Demand is driven by fashion and demographics. The profitability of individual companies depends on their ability to design and market attractive shoe models. Big companies have economies of scale in distribution and marketing. Small companies can compete successfully through superior design or marketing.
Major product segments are athletic, women's, and men's shoes. Athletic shoes account for about 30 percent of the retail market, women's casual and dress shoes for 25 percent, men's casual and dress shoes for 15 percent, and miscellaneous for the remainder.
Domestic manufacture of shoes has been rapidly declining and is now worth less than $3 billion annually. The typical US shoe manufacturer is small, with annual revenue of $10 million and fewer than 100 employees.
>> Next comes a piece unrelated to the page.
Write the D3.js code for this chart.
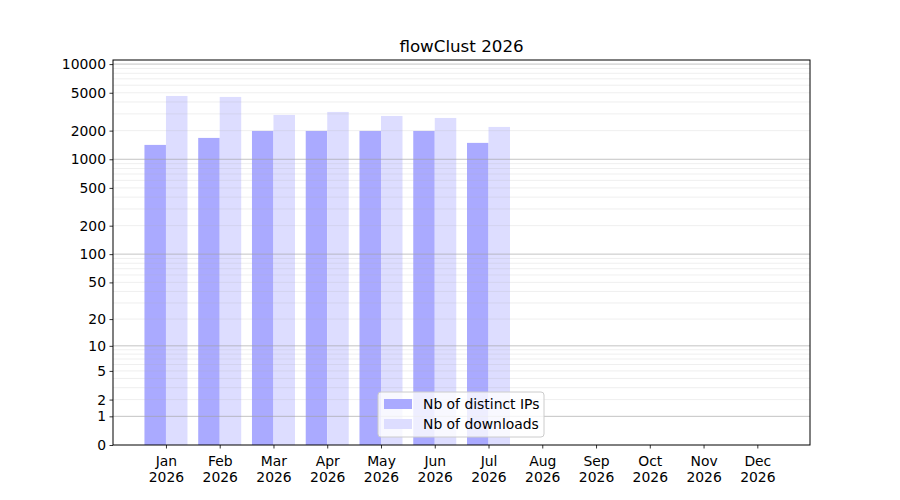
<!DOCTYPE html>
<html>
<head>
<meta charset="utf-8">
<script src="https://cdn.jsdelivr.net/npm/d3@7"></script>
<style>
  body { margin: 0; background: #fff; }
  svg { font-family: "DejaVu Sans", sans-serif; }
</style>
</head>
<body>
<svg id="canvas" width="900" height="500"></svg>
<script>
// chart data
const months = ['Jan', 'Feb', 'Mar', 'Apr', 'May', 'Jun', 'Jul', 'Aug', 'Sep', 'Oct', 'Nov', 'Dec'];
const year = '2026';
const distinctIPs = [1416, 1677, 1986, 1986, 1986, 1986, 1487];
const downloads = [4626, 4518, 2924, 3144, 2853, 2718, 2188];
const yTickValues = [0, 1, 2, 5, 10, 20, 50, 100, 200, 500, 1000, 2000, 5000, 10000];
const seriesNames = ['Nb of distinct IPs', 'Nb of downloads'];
const seriesColors = ['#aaaaff', '#ddddff'];

const canvas = d3.select('#canvas');
const plotLeft = 113, plotRight = 810, plotTop = 60, plotBottom = 445;

const xScale = d3.scaleLinear()
    .domain([-0.985, 11.98])
    .range([plotLeft, plotRight]);
const step = xScale(1) - xScale(0);
const barW = step * 0.4;

const yScale = d3.scaleSymlog()
    .constant(1)
    .domain([0, 11040])
    .range([plotBottom, plotTop]);

// minor grid values: 2..9 times each decade
let minor = [];
for (let d = 1; d <= 1000; d *= 10)
    for (let k = 2; k <= 9; k++)
        minor.push(k * d);
const major = [1, 10, 100, 1000, 10000];

// bars
const bars = canvas.append('g');
bars.selectAll('rect.ip')
    .data(distinctIPs)
    .enter().append('rect')
    .attr('class', 'ip')
    .attr('x', (d, i) => xScale(i) - barW)
    .attr('y', d => yScale(d))
    .attr('width', barW)
    .attr('height', d => plotBottom - yScale(d))
    .attr('fill', seriesColors[0]);
bars.selectAll('rect.dl')
    .data(downloads)
    .enter().append('rect')
    .attr('class', 'dl')
    .attr('x', (d, i) => xScale(i))
    .attr('y', d => yScale(d))
    .attr('width', barW)
    .attr('height', d => plotBottom - yScale(d))
    .attr('fill', seriesColors[1]);

// grid over bars
const grid = canvas.append('g');
grid.selectAll('line.minor')
    .data(minor)
    .enter().append('line')
    .attr('x1', plotLeft).attr('x2', plotRight)
    .attr('y1', d => yScale(d)).attr('y2', d => yScale(d))
    .attr('stroke', '#b0b0b0')
    .attr('stroke-opacity', 0.25)
    .attr('stroke-width', 0.8);
grid.selectAll('line.major')
    .data(major)
    .enter().append('line')
    .attr('x1', plotLeft).attr('x2', plotRight)
    .attr('y1', d => yScale(d)).attr('y2', d => yScale(d))
    .attr('stroke', '#a0a0a0')
    .attr('stroke-opacity', 0.8)
    .attr('stroke-width', 0.8);

// axes
const yAxis = d3.axisLeft(yScale)
    .tickValues(yTickValues)
    .tickFormat(d3.format('d'))
    .tickSizeOuter(0)
    .tickSize(3.5)
    .tickPadding(3.5);
const gy = canvas.append('g')
    .attr('transform', `translate(${plotLeft},0)`)
    .call(yAxis);
gy.select('.domain').remove();
gy.selectAll('text').attr('font-size', 13.9).attr('fill', '#000').attr('font-family', 'DejaVu Sans');
gy.selectAll('line').attr('stroke', '#000').attr('stroke-width', 0.8);

const xAxis = d3.axisBottom(xScale)
    .tickValues(d3.range(months.length))
    .tickFormat('')
    .tickSizeOuter(0)
    .tickSize(3.5);
const gx = canvas.append('g')
    .attr('transform', `translate(0,${plotBottom})`)
    .call(xAxis);
gx.select('.domain').remove();
gx.selectAll('line').attr('stroke', '#000').attr('stroke-width', 0.8);
gx.selectAll('.tick').each(function (d) {
    const t = d3.select(this).append('text')
        .attr('fill', '#000')
        .attr('font-size', 13.9)
        .attr('font-family', 'DejaVu Sans')
        .attr('text-anchor', 'middle');
    t.append('tspan').attr('x', 0).attr('y', 21).text(months[d]);
    t.append('tspan').attr('x', 0).attr('y', 37).text(year);
});

// frame
canvas.append('rect')
    .attr('x', plotLeft).attr('y', plotTop)
    .attr('width', plotRight - plotLeft).attr('height', plotBottom - plotTop)
    .attr('fill', 'none')
    .attr('stroke', '#000')
    .attr('stroke-width', 1);

// title
canvas.append('text')
    .attr('x', (plotLeft + plotRight) / 2)
    .attr('y', 52)
    .attr('text-anchor', 'middle')
    .attr('font-size', 16.7)
    .text('flowClust 2026');

// legend
const lg = canvas.append('g').attr('transform', 'translate(378,392)');
lg.append('rect')
    .attr('width', 166).attr('height', 45)
    .attr('rx', 3)
    .attr('fill', '#fff').attr('fill-opacity', 0.8)
    .attr('stroke', '#cccccc');
const items = lg.selectAll('g.item')
    .data(seriesNames)
    .enter().append('g')
    .attr('transform', (d, i) => `translate(6,${12 + i * 20})`);
items.append('rect')
    .attr('width', 28).attr('height', 10).attr('y', -5)
    .attr('fill', (d, i) => seriesColors[i]);
items.append('text')
    .attr('x', 39)
    .attr('dy', '0.35em')
    .attr('font-size', 13.9)
    .text(d => d);
</script>
</body>
</html>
US-made products are mostly private-label men's shoes. Average revenue per employee is $100,000. Materials, mainly leather, amount to 50 percent of costs. Shoe manufacture has moved to low-cost countries like China because of the large labor content in the manufacturing process, especially for athletic shoes. Despite advances in automation, shoes are still largely assembled by hand, using cutting, glueing, and stitching machinery.
Retailers include regional and national shoe store chains, department and discount stores, and many independent local retailers. Chains typically locate stores in strip or enclosed malls, or as stand-alone operations. The retail shoe market is heavily segmented by type of consumer (sex, age, income level, urban/suburban, etc.) and price level. Better footwear prices range between $70 and $10; bridge footwear retails for between $100 and $200; designer footwear starts at about $200. Each brand includes numerous styles. With many choices of product, retailers develop "store model stocks" (the product mix) that will appeal to their target consumer audience.
The logistics of delivering product to retailers is extremely important for shoe companies, especially in view of the many brands, private labels, styles, colors, and sizes involved. Most shoe companies have several distribution centers, typically 500,000 to 1 million square feet, and sophisticated computer systems to track inventory, orders, and deliveries. Large retailers have similar distribution networks to service their retail outlets, usually with the aid of point-of-sale (POS) entry systems (scanners) at cash registers to track sales at individual outlets. Some shoe companies use electronic data interchange (EDI) or, more frequently, the Internet, to allow wholesale customers to place orders electronically. Problems with computer systems can have large financial consequences.